* Task details:
Begin with the line that contains "Write the TikZ code for this diagram.", end with the line that contains "minimum width=122pt] (tendency)", and extract exactly that stretch of lines.

* Information given:
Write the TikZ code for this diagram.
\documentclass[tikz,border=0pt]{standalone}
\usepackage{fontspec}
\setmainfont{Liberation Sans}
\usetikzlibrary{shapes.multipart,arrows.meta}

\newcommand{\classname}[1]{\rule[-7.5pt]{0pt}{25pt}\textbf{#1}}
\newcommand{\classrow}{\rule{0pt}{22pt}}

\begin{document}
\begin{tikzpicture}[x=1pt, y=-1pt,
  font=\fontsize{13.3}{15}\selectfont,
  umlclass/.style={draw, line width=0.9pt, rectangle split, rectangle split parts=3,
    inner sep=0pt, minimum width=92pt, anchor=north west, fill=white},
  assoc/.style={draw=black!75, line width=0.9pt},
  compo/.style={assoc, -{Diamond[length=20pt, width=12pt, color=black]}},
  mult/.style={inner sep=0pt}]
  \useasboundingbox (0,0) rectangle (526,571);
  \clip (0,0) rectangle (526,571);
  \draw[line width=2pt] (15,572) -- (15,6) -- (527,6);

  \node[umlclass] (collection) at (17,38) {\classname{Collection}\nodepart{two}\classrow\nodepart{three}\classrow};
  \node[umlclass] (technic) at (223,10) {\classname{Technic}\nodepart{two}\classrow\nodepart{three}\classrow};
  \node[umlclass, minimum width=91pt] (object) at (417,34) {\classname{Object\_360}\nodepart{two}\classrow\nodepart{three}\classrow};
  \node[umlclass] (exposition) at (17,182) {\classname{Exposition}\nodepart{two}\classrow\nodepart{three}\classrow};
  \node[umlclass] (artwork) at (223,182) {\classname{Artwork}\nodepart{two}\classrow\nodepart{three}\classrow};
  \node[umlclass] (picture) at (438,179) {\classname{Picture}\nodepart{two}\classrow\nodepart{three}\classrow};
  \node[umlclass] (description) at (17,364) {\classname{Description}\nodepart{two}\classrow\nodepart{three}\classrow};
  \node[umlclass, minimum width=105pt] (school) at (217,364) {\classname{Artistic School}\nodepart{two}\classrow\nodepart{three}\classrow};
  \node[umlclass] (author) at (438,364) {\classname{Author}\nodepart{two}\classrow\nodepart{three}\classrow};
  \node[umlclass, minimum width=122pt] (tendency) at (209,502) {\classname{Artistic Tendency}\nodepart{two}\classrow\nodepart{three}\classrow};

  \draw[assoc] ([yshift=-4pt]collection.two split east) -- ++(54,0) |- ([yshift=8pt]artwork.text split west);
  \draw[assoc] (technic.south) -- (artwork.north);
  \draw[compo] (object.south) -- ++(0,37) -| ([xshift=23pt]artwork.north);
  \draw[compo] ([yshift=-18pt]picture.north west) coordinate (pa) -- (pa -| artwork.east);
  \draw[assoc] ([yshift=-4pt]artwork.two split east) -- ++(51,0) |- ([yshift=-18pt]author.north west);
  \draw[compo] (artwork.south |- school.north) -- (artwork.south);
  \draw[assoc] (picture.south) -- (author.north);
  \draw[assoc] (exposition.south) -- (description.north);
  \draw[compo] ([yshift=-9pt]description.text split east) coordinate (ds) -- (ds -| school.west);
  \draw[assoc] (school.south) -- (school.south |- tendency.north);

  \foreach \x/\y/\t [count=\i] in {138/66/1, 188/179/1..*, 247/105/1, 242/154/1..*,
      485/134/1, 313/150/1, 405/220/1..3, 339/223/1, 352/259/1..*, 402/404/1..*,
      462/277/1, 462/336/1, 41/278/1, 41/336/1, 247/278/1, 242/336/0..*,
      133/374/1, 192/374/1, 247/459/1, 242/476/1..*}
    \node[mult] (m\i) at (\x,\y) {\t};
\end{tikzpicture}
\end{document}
---
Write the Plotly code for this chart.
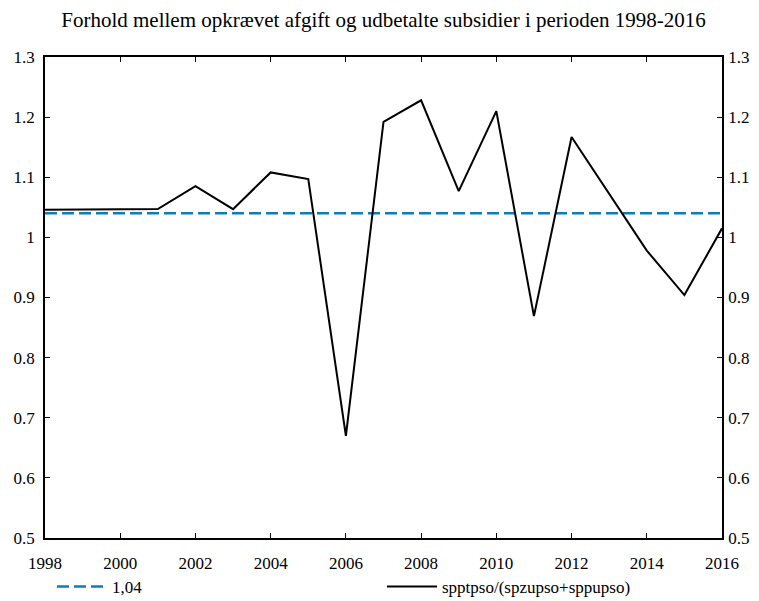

* Task response:
Write the TikZ code for this diagram.
\documentclass[tikz,border=0pt]{standalone}
\usepackage{fontspec}
\setmainfont{Liberation Sans}
\usetikzlibrary{shapes.multipart,arrows.meta}

\newcommand{\classname}[1]{\rule[-7.5pt]{0pt}{25pt}\textbf{#1}}
\newcommand{\classrow}{\rule{0pt}{22pt}}

\begin{document}
\begin{tikzpicture}[x=1pt, y=-1pt,
  font=\fontsize{13.3}{15}\selectfont,
  umlclass/.style={draw, line width=0.9pt, rectangle split, rectangle split parts=3,
    inner sep=0pt, minimum width=92pt, anchor=north west, fill=white},
  assoc/.style={draw=black!75, line width=0.9pt},
  compo/.style={assoc, -{Diamond[length=20pt, width=12pt, color=black]}},
  mult/.style={inner sep=0pt}]
  \useasboundingbox (0,0) rectangle (526,571);
  \clip (0,0) rectangle (526,571);
  \draw[line width=2pt] (15,572) -- (15,6) -- (527,6);

  \node[umlclass] (collection) at (17,38) {\classname{Collection}\nodepart{two}\classrow\nodepart{three}\classrow};
  \node[umlclass] (technic) at (223,10) {\classname{Technic}\nodepart{two}\classrow\nodepart{three}\classrow};
  \node[umlclass, minimum width=91pt] (object) at (417,34) {\classname{Object\_360}\nodepart{two}\classrow\nodepart{three}\classrow};
  \node[umlclass] (exposition) at (17,182) {\classname{Exposition}\nodepart{two}\classrow\nodepart{three}\classrow};
  \node[umlclass] (artwork) at (223,182) {\classname{Artwork}\nodepart{two}\classrow\nodepart{three}\classrow};
  \node[umlclass] (picture) at (438,179) {\classname{Picture}\nodepart{two}\classrow\nodepart{three}\classrow};
  \node[umlclass] (description) at (17,364) {\classname{Description}\nodepart{two}\classrow\nodepart{three}\classrow};
  \node[umlclass, minimum width=105pt] (school) at (217,364) {\classname{Artistic School}\nodepart{two}\classrow\nodepart{three}\classrow};
  \node[umlclass] (author) at (438,364) {\classname{Author}\nodepart{two}\classrow\nodepart{three}\classrow};
  \node[umlclass, minimum width=122pt] (tendency) at (209,502) {\classname{Artistic Tendency}\nodepart{two}\classrow\nodepart{three}\classrow};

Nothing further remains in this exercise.